[start]
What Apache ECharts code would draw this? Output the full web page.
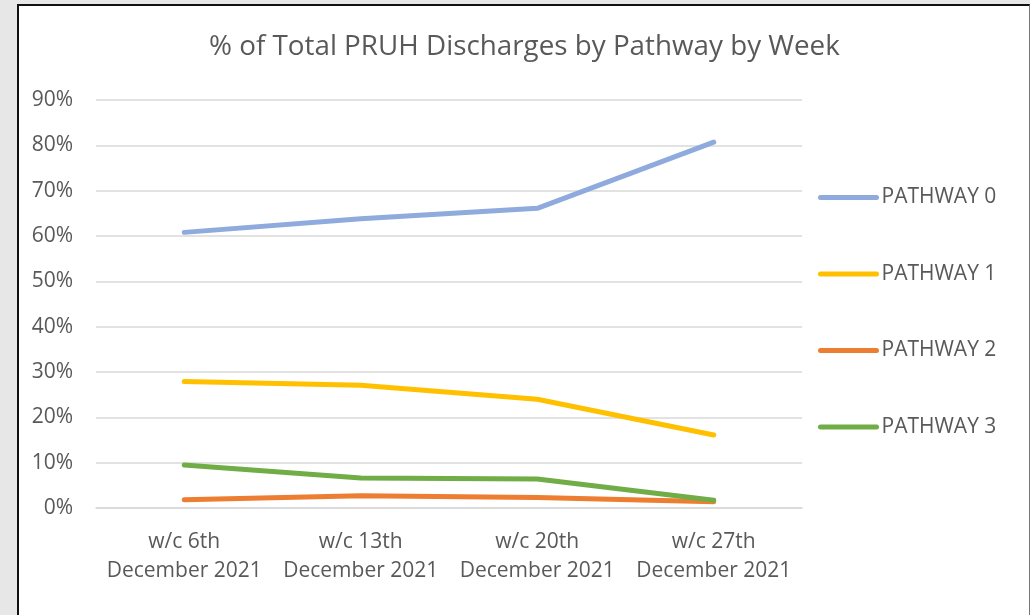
<!DOCTYPE html>
<html>
<head>
<meta charset="utf-8">
<script src="https://cdn.jsdelivr.net/npm/echarts@6/dist/echarts.min.js"></script>
<style>
  html, body { margin: 0; padding: 0; background: #e7e7e7; }
  #panel {
    position: absolute; left: 17px; top: 4px; width: 1010px; height: 640px;
    background: #fff; border-left: 2px solid #111; border-top: 2px solid #111;
    border-right: 1px solid #777;
  }
  #chart { position: absolute; left: 0; top: 0; width: 1030px; height: 615px; }
</style>
</head>
<body>
<div id="panel"></div>
<div id="chart"></div>
<script>
// week categories
const weeks = ['w/c 6th\nDecember 2021', 'w/c 13th\nDecember 2021', 'w/c 20th\nDecember 2021', 'w/c 27th\nDecember 2021'];
// % of discharges per pathway
const pathway0 = [60.8, 63.8, 66.1, 80.7];
const pathway1 = [27.9, 27.1, 24.0, 16.1];
const pathway2 = [1.8, 2.7, 2.3, 1.4];
const pathway3 = [9.5, 6.6, 6.4, 1.7];
const names = ['PATHWAY 0', 'PATHWAY 1', 'PATHWAY 2', 'PATHWAY 3'];
const colors = ['#8faadc', '#ffc000', '#ed7d31', '#70ad47'];

const font = 'Open Sans';
const myChart = echarts.init(document.getElementById('chart'));

const mkSeries = (name, data, color) => ({
    name: name,
    type: 'line',
    data: data,
    symbol: 'none',
    color: color,
    lineStyle: { width: 5, color: color, cap: 'round', join: 'round' },
    animation: false
});

const option = {
    textStyle: { fontFamily: font },
    title: {
        text: '% of Total PRUH Discharges by Pathway by Week',
        left: 209,
        top: 33,
        padding: 0,
        textStyle: { fontFamily: font, fontSize: 27.8, fontWeight: 'normal', color: '#595959' }
    },
    legend: {
        orient: 'vertical',
        left: 813,
        top: 182,
        itemWidth: 56,
        itemHeight: 20,
        itemGap: 55.5,
        itemTextGap: 4,
        itemStyle: { opacity: 0 },
        lineStyle: { width: 5, cap: 'round' },
        textStyle: { fontFamily: font, fontSize: 21, color: '#595959' },
        data: names
    },
    grid: { left: 96, right: 228, top: 100, bottom: 107 },
    xAxis: {
        type: 'category',
        data: weeks,
        axisLine: { lineStyle: { color: '#d9d9d9', width: 1.5 } },
        axisTick: { show: false },
        axisLabel: { interval: 0, fontFamily: font, fontSize: 21, color: '#595959', lineHeight: 29, margin: 20 }
    },
    yAxis: {
        type: 'value',
        min: 0,
        max: 90,
        interval: 10,
        axisLabel: { fontFamily: font, fontSize: 21, color: '#595959', margin: 23, formatter: '{value}%' },
        splitLine: { lineStyle: { color: '#d9d9d9', width: 1.5 } }
    },
    series: [
        mkSeries(names[0], pathway0, colors[0]),
        mkSeries(names[1], pathway1, colors[1]),
        mkSeries(names[2], pathway2, colors[2]),
        mkSeries(names[3], pathway3, colors[3])
    ]
};
myChart.setOption(option);
</script>
</body>
</html>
[end]
What to do: Transcribe the full listing above exactly as it stands, minus the pictures.

Exercise answer:
What Apache ECharts code would draw this? Output the full web page.
<!DOCTYPE html>
<html>
<head>
<meta charset="utf-8">
<script src="https://cdn.jsdelivr.net/npm/echarts@6/dist/echarts.min.js"></script>
<style>
  html, body { margin: 0; padding: 0; background: #e7e7e7; }
  #panel {
    position: absolute; left: 17px; top: 4px; width: 1010px; height: 640px;
    background: #fff; border-left: 2px solid #111; border-top: 2px solid #111;
    border-right: 1px solid #777;
  }
  #chart { position: absolute; left: 0; top: 0; width: 1030px; height: 615px; }
</style>
</head>
<body>
<div id="panel"></div>
<div id="chart"></div>
<script>
// week categories
const weeks = ['w/c 6th\nDecember 2021', 'w/c 13th\nDecember 2021', 'w/c 20th\nDecember 2021', 'w/c 27th\nDecember 2021'];
// % of discharges per pathway
const pathway0 = [60.8, 63.8, 66.1, 80.7];
const pathway1 = [27.9, 27.1, 24.0, 16.1];
const pathway2 = [1.8, 2.7, 2.3, 1.4];
const pathway3 = [9.5, 6.6, 6.4, 1.7];
const names = ['PATHWAY 0', 'PATHWAY 1', 'PATHWAY 2', 'PATHWAY 3'];
const colors = ['#8faadc', '#ffc000', '#ed7d31', '#70ad47'];

const font = 'Open Sans';
const myChart = echarts.init(document.getElementById('chart'));

const mkSeries = (name, data, color) => ({
    name: name,
    type: 'line',
    data: data,
    symbol: 'none',
    color: color,
    lineStyle: { width: 5, color: color, cap: 'round', join: 'round' },
    animation: false
});

const option = {
    textStyle: { fontFamily: font },
    title: {
        text: '% of Total PRUH Discharges by Pathway by Week',
        left: 209,
        top: 33,
        padding: 0,
        textStyle: { fontFamily: font, fontSize: 27.8, fontWeight: 'normal', color: '#595959' }
    },
    legend: {
        orient: 'vertical',
        left: 813,
        top: 182,
        itemWidth: 56,
        itemHeight: 20,
        itemGap: 55.5,
        itemTextGap: 4,
        itemStyle: { opacity: 0 },
        lineStyle: { width: 5, cap: 'round' },
        textStyle: { fontFamily: font, fontSize: 21, color: '#595959' },
        data: names
    },
    grid: { left: 96, right: 228, top: 100, bottom: 107 },
    xAxis: {
        type: 'category',
        data: weeks,
        axisLine: { lineStyle: { color: '#d9d9d9', width: 1.5 } },
        axisTick: { show: false },
        axisLabel: { interval: 0, fontFamily: font, fontSize: 21, color: '#595959', lineHeight: 29, margin: 20 }
    },
    yAxis: {
        type: 'value',
        min: 0,
        max: 90,
        interval: 10,
        axisLabel: { fontFamily: font, fontSize: 21, color: '#595959', margin: 23, formatter: '{value}%' },
        splitLine: { lineStyle: { color: '#d9d9d9', width: 1.5 } }
    },
    series: [
        mkSeries(names[0], pathway0, colors[0]),
        mkSeries(names[1], pathway1, colors[1]),
        mkSeries(names[2], pathway2, colors[2]),
        mkSeries(names[3], pathway3, colors[3])
    ]
};
myChart.setOption(option);
</script>
</body>
</html>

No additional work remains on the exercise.